Secessions and proliferation of C&S

Prophetism and charisma have largely determined the leadership. Without any formal training for the ministry, numerous prophets emerged claiming different kinds of spiritual authority. The first schism occurred when supporters of both Orimolade and Abiodun magnified the personality differences and suspicion existing between the old and illiterate Orimolade and the young, beautiful, educated Abiodun. In March 1929, the split was formalized when Orimolade wrote Abiodun asking her to go independent so that a peaceful atmosphere could prevail. Abiodun named her group Cherubim and Seraphim Society, while Orimolade’s group was named the Eternal Sacred Order of the Cherubim and Seraphim.

In 1930, Ezekiel Davies, the trusted leader of the Praying Band, broke away from Abiodun to establish the Praying Band of the Cherubim and Seraphim. In 1931, after C&S churches in seven important towns in the interior that were neutral to the crisis failed to bring about reconciliation in Lagos, they constituted themselves independently as the Western Conference of the Cherubim and Seraphim. Another secession occurred in 1932 when the Holy Flock of Christ seceded from the Praying Band, and shortly after Orimolade’s death in October 1933, there was a further split over succession disputes among his followers. Splintering continued and by 1934 six independent groups had emerged; by 1968 these had increased to fourteen in Lagos alone. There also existed hundreds of prophets establishing C&S churches unaffiliated to any group.

Doctrinal emphases and practices

Among the core doctrinal emphases is the belief in the mediatory power of angels. This is evident from the outset in the choice of the name Cherubim and Seraphim, angels that surround the throne of God. The society also chose four angels—Michael, Gabriel, Uriel, and Raphael, rather than humans, as patrons. C&S further believes that individuals have guardian angels that provide them with spiritual assistance.

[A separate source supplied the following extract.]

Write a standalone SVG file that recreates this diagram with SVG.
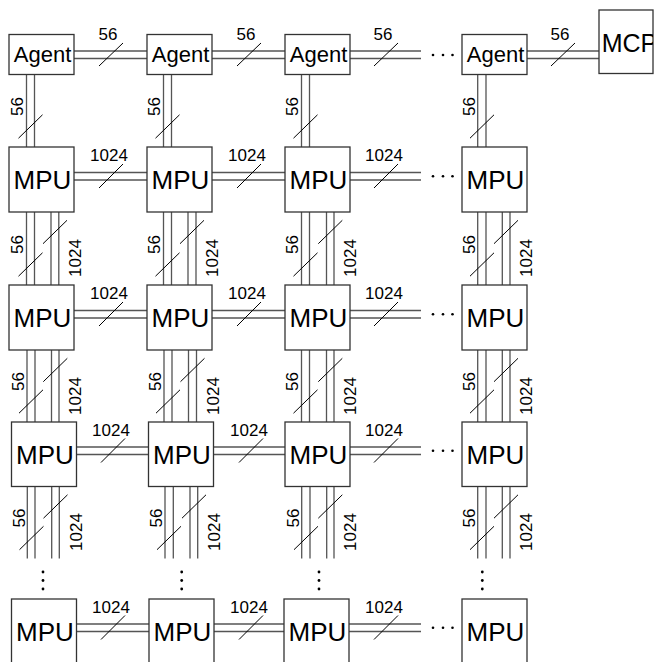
<svg xmlns="http://www.w3.org/2000/svg" width="655" height="662" viewBox="0 0 655 662">
<defs>
<style>
.box{fill:#fff;stroke:#333;stroke-width:1.3}
.ln{stroke:#555;stroke-width:1.3;fill:none}
.sl{stroke:#000;stroke-width:1;fill:none}
.lbl{font-family:"Liberation Sans",Arial,sans-serif;font-size:17px;fill:#000}
.ag{font-family:"Liberation Sans",Arial,sans-serif;font-size:22px;fill:#000;text-anchor:middle}
.mp{font-family:"Liberation Sans",Arial,sans-serif;font-size:26px;fill:#000;text-anchor:middle}
.dot{fill:#000}
</style>
<clipPath id="mcpclip"><rect x="599" y="10" width="54" height="64"/></clipPath>
</defs>
<rect width="655" height="662" fill="#fff"/>
<g id="connectors">
<!-- Agent row horizontal -->
<path class="ln" d="M74,51H147M74,58.5H147M212,51H285M212,58.5H285M350,51H421M350,58.5H421M527,51H599M527,58.5H599"/>
<path class="sl" d="M99,66L123,43M237,66L261,43M374,66L398,43M551,66L575,43"/>
<text class="lbl" x="108" y="40" text-anchor="middle">56</text>
<text class="lbl" x="246" y="40" text-anchor="middle">56</text>
<text class="lbl" x="383" y="40" text-anchor="middle">56</text>
<text class="lbl" x="560" y="40" text-anchor="middle">56</text>
<circle class="dot" cx="433" cy="55" r="1.3"/><circle class="dot" cx="443" cy="55" r="1.3"/><circle class="dot" cx="452.5" cy="55" r="1.3"/>
<!-- MPU rows horizontal -->
<path class="ln" d="M74,172.5H147M74,180H147M212,172.5H285M212,180H285M350,172.5H421M350,180H421"/>
<path class="ln" d="M74,310.5H147M74,318H147M212,310.5H285M212,318H285M350,310.5H421M350,318H421"/>
<path class="ln" d="M76.5,447H148.5M76.5,454.5H148.5M213.5,447H285M213.5,454.5H285M350,447H421M350,454.5H421"/>
<path class="ln" d="M76.5,624H149M76.5,631.5H149M214,624H284M214,631.5H284M349,624H421M349,631.5H421"/>
<path class="sl" d="M99,188L123,164M237,188L261,164M374,188L398,164"/>
<path class="sl" d="M99,326L123,302M237,326L261,302M374,326L398,302"/>
<path class="sl" d="M101,462.5L125,438.5M239,462.5L263,438.5M374,462.5L398,438.5"/>
<path class="sl" d="M101,639.5L125,615.5M239,639.5L263,615.5M374,639.5L398,615.5"/>
<g class="lbl" text-anchor="middle">
<text x="109" y="161">1024</text><text x="247" y="161">1024</text><text x="384" y="161">1024</text>
<text x="109" y="299">1024</text><text x="247" y="299">1024</text><text x="384" y="299">1024</text>
<text x="111" y="435.5">1024</text><text x="249" y="435.5">1024</text><text x="384" y="435.5">1024</text>
<text x="111" y="612.5">1024</text><text x="249" y="612.5">1024</text><text x="384" y="612.5">1024</text>
</g>
<g class="dot">
<circle cx="433" cy="176.3" r="1.3"/><circle cx="443" cy="176.3" r="1.3"/><circle cx="452.5" cy="176.3" r="1.3"/>
<circle cx="433" cy="314.3" r="1.3"/><circle cx="443" cy="314.3" r="1.3"/><circle cx="452.5" cy="314.3" r="1.3"/>
<circle cx="433" cy="450.8" r="1.3"/><circle cx="443" cy="450.8" r="1.3"/><circle cx="452.5" cy="450.8" r="1.3"/>
<circle cx="433" cy="627.8" r="1.3"/><circle cx="443" cy="627.8" r="1.3"/><circle cx="452.5" cy="627.8" r="1.3"/>
</g>
<!-- Agent to MPU vertical -->
<path class="ln" d="M26.5,74.5V147M34.5,74.5V147M163.5,74.5V147M171.5,74.5V147M301.5,74.5V147M309.5,74.5V147M477.7,74.5V147M486,74.5V147"/>
<path class="sl" d="M18.5,138.2L42.5,114.8M155.5,138.2L179.5,114.8M293.5,138.2L317.5,114.8M470,138.2L494,114.8"/>
<g class="lbl" text-anchor="middle">
<text transform="translate(23,106.5) rotate(-90)" dy="0">56</text>
<text transform="translate(160,106.5) rotate(-90)">56</text>
<text transform="translate(298,106.5) rotate(-90)">56</text>
<text transform="translate(474.5,106.5) rotate(-90)">56</text>
</g>
<!-- MPU row1 to row2 -->
<path class="ln" d="M26.5,212V285M34.5,212V285M51,212V285M58.8,212V285M163.5,212V285M171.5,212V285M188,212V285M196,212V285M301.5,212V285M309.5,212V285M326.5,212V285M334,212V285M477.7,212V285M486,212V285M502.3,212V285M510,212V285"/>
<path class="sl" d="M18.5,276.2L42.5,252.8M155.5,276.2L179.5,252.8M293.5,276.2L317.5,252.8M470,276.2L494,252.8"/>
<path class="sl" d="M43,243.7L67,220.3M180,243.7L204,220.3M318.3,243.7L342.3,220.3M494,243.7L518,220.3"/>
<g class="lbl" text-anchor="middle">
<text transform="translate(23,244.5) rotate(-90)">56</text>
<text transform="translate(160,244.5) rotate(-90)">56</text>
<text transform="translate(298,244.5) rotate(-90)">56</text>
<text transform="translate(474.5,244.5) rotate(-90)">56</text>
<text transform="translate(80.5,258) rotate(-90)">1024</text>
<text transform="translate(218,258) rotate(-90)">1024</text>
<text transform="translate(356,258) rotate(-90)">1024</text>
<text transform="translate(532,258) rotate(-90)">1024</text>
</g>
<!-- MPU row2 to row3 -->
<path class="ln" d="M27,350V422M35,350V422M51.5,350V422M59,350V422M164,350V422M172,350V422M188.5,350V422M196.5,350V422M301.5,350V422M309.5,350V422M326.5,350V422M334,350V422M477.7,350V422M486,350V422M502.3,350V422M510,350V422"/>
<path class="sl" d="M19,413.2L43,389.8M156,413.2L180,389.8M293.5,413.2L317.5,389.8M470,413.2L494,389.8"/>
<path class="sl" d="M43.3,381.7L67.3,358.3M180.5,381.7L204.5,358.3M318.3,381.7L342.3,358.3M494,381.7L518,358.3"/>
<g class="lbl" text-anchor="middle">
<text transform="translate(23.5,381.5) rotate(-90)">56</text>
<text transform="translate(160.5,381.5) rotate(-90)">56</text>
<text transform="translate(298,381.5) rotate(-90)">56</text>
<text transform="translate(474.5,381.5) rotate(-90)">56</text>
<text transform="translate(81,396) rotate(-90)">1024</text>
<text transform="translate(218.5,396) rotate(-90)">1024</text>
<text transform="translate(356,396) rotate(-90)">1024</text>
<text transform="translate(532,396) rotate(-90)">1024</text>
</g>
<!-- below row3 -->
<path class="ln" d="M27.3,486.5V558.5M35,486.5V558.5M51.7,486.5V558.5M59.3,486.5V558.5M165,486.5V558.5M173.3,486.5V558.5M190,486.5V558.5M197.7,486.5V558.5M301.7,486.5V558.5M310,486.5V558.5M326.7,486.5V558.5M334,486.5V558.5M477.7,486.5V558.5M486,486.5V558.5M502.3,486.5V558.5M510,486.5V558.5"/>
<path class="sl" d="M19.5,549.7L43.5,526.3M157,549.7L181,526.3M294,549.7L318,526.3M470,549.7L494,526.3"/>
<path class="sl" d="M43.5,518.2L67.5,494.8M182,518.2L206,494.8M318.3,518.2L342.3,494.8M494,518.2L518,494.8"/>
<g class="lbl" text-anchor="middle">
<text transform="translate(24.5,518) rotate(-90)">56</text>
<text transform="translate(162,518) rotate(-90)">56</text>
<text transform="translate(298.5,518) rotate(-90)">56</text>
<text transform="translate(474.5,518) rotate(-90)">56</text>
<text transform="translate(81.5,532) rotate(-90)">1024</text>
<text transform="translate(219.5,532) rotate(-90)">1024</text>
<text transform="translate(356,532) rotate(-90)">1024</text>
<text transform="translate(532,532) rotate(-90)">1024</text>
</g>
<g class="dot">
<circle cx="43" cy="572" r="1.4"/><circle cx="43" cy="580.5" r="1.4"/><circle cx="43" cy="589" r="1.4"/>
<circle cx="181.7" cy="572" r="1.4"/><circle cx="181.7" cy="580.5" r="1.4"/><circle cx="181.7" cy="589" r="1.4"/>
<circle cx="319" cy="572" r="1.4"/><circle cx="319" cy="580.5" r="1.4"/><circle cx="319" cy="589" r="1.4"/>
<circle cx="482.3" cy="572" r="1.4"/><circle cx="482.3" cy="580.5" r="1.4"/><circle cx="482.3" cy="589" r="1.4"/>
</g>
</g>
<g id="agent1"><rect class="box" x="9" y="34.5" width="65" height="40"/><text class="ag" x="42.5" y="61.7">Agent</text></g>
<g id="agent2"><rect class="box" x="147" y="34.5" width="65" height="40"/><text class="ag" x="180.5" y="61.7">Agent</text></g>
<g id="agent3"><rect class="box" x="285" y="34.5" width="65" height="40"/><text class="ag" x="318.5" y="61.7">Agent</text></g>
<g id="agent4"><rect class="box" x="462" y="34.5" width="65" height="40"/><text class="ag" x="495.5" y="61.7">Agent</text></g>
<g id="mcp"><rect class="box" x="599" y="10" width="54" height="63.5"/><text clip-path="url(#mcpclip)" x="601.7" y="52" style="font-family:'Liberation Sans',Arial,sans-serif;font-size:25px;fill:#000">MCP</text></g>
<g id="mpu-1-1"><rect class="box" x="9" y="147" width="65" height="65"/><text class="mp" x="42.5" y="189.3">MPU</text></g>
<g id="mpu-1-2"><rect class="box" x="147" y="147" width="65" height="65"/><text class="mp" x="180.5" y="189.3">MPU</text></g>
<g id="mpu-1-3"><rect class="box" x="285" y="147" width="65" height="65"/><text class="mp" x="318.5" y="189.3">MPU</text></g>
<g id="mpu-1-4"><rect class="box" x="462" y="147" width="65" height="65"/><text class="mp" x="495.5" y="189.3">MPU</text></g>
<g id="mpu-2-1"><rect class="box" x="9" y="285" width="65" height="65"/><text class="mp" x="42.5" y="327.3">MPU</text></g>
<g id="mpu-2-2"><rect class="box" x="147" y="285" width="65" height="65"/><text class="mp" x="180.5" y="327.3">MPU</text></g>
<g id="mpu-2-3"><rect class="box" x="285" y="285" width="65" height="65"/><text class="mp" x="318.5" y="327.3">MPU</text></g>
<g id="mpu-2-4"><rect class="box" x="462" y="285" width="65" height="65"/><text class="mp" x="495.5" y="327.3">MPU</text></g>
<g id="mpu-3-1"><rect class="box" x="11.5" y="422" width="65" height="64.5"/><text class="mp" x="45" y="463.5">MPU</text></g>
<g id="mpu-3-2"><rect class="box" x="148.5" y="422" width="65" height="64.5"/><text class="mp" x="182" y="463.5">MPU</text></g>
<g id="mpu-3-3"><rect class="box" x="285" y="422" width="65" height="64.5"/><text class="mp" x="318.5" y="463.5">MPU</text></g>
<g id="mpu-3-4"><rect class="box" x="462" y="422" width="65" height="64.5"/><text class="mp" x="495.5" y="463.5">MPU</text></g>
<g id="mpu-4-1"><rect class="box" x="11.5" y="599" width="65" height="65"/><text class="mp" x="45" y="641">MPU</text></g>
<g id="mpu-4-2"><rect class="box" x="149" y="599" width="65" height="65"/><text class="mp" x="182.5" y="641">MPU</text></g>
<g id="mpu-4-3"><rect class="box" x="284" y="599" width="65" height="65"/><text class="mp" x="317.5" y="641">MPU</text></g>
<g id="mpu-4-4"><rect class="box" x="462" y="599" width="65" height="65"/><text class="mp" x="495.5" y="641">MPU</text></g>
</svg>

There is a strong belief in the existence of evil spiritual forces such as witches, wizards, and enemies who afflict people with illnesses and misfortunes. Hence, C&S’s obsession with spiritual power and healing to counteract the activities of these satanic agents. Healing is largely carried out through prayers, fasting or the use of ‘healing rituals’ such as bathing in streams or the symbolic use of water, candles, and palm fronds. The church prohibits consultation with traditional diviner-healers, but allows the use of Western medicine.

Visions and dreams are important because most prophets centred their call and activities on these phenomena. Dreams reflect African traditional belief about communication with the supernatural realm. Members attach meaning to dreams and regularly consult prophets for the interpretation of these. Those possessed by the Holy

Spirit can enter trance for several days during which they can have visionary experiences of past, present and future events.

Candles and incense feature in worship and they possess symbolic significance as representing divine power. The church premises are sacred places and shoes and menstruating women are excluded from such premises. Certain hilltops are also regarded as sacred, and it is common for prophets to hold special prayer sessions in these locations. Ecstatic spiritual experience, prolonged enthusiastic services full of singing and dancing, while reflecting the indigenous African pattern of worship, are also part of their Pentecostal features.


In an attempt at unifying all C&S factions in 1986 Captain Abiodun Emanuel, then the only living founder, was installed as the movement’s supreme head worldwide. Though the membership was predominantly Yoruba in the early years of the movement, Cherubim and Seraphim is now an international movement.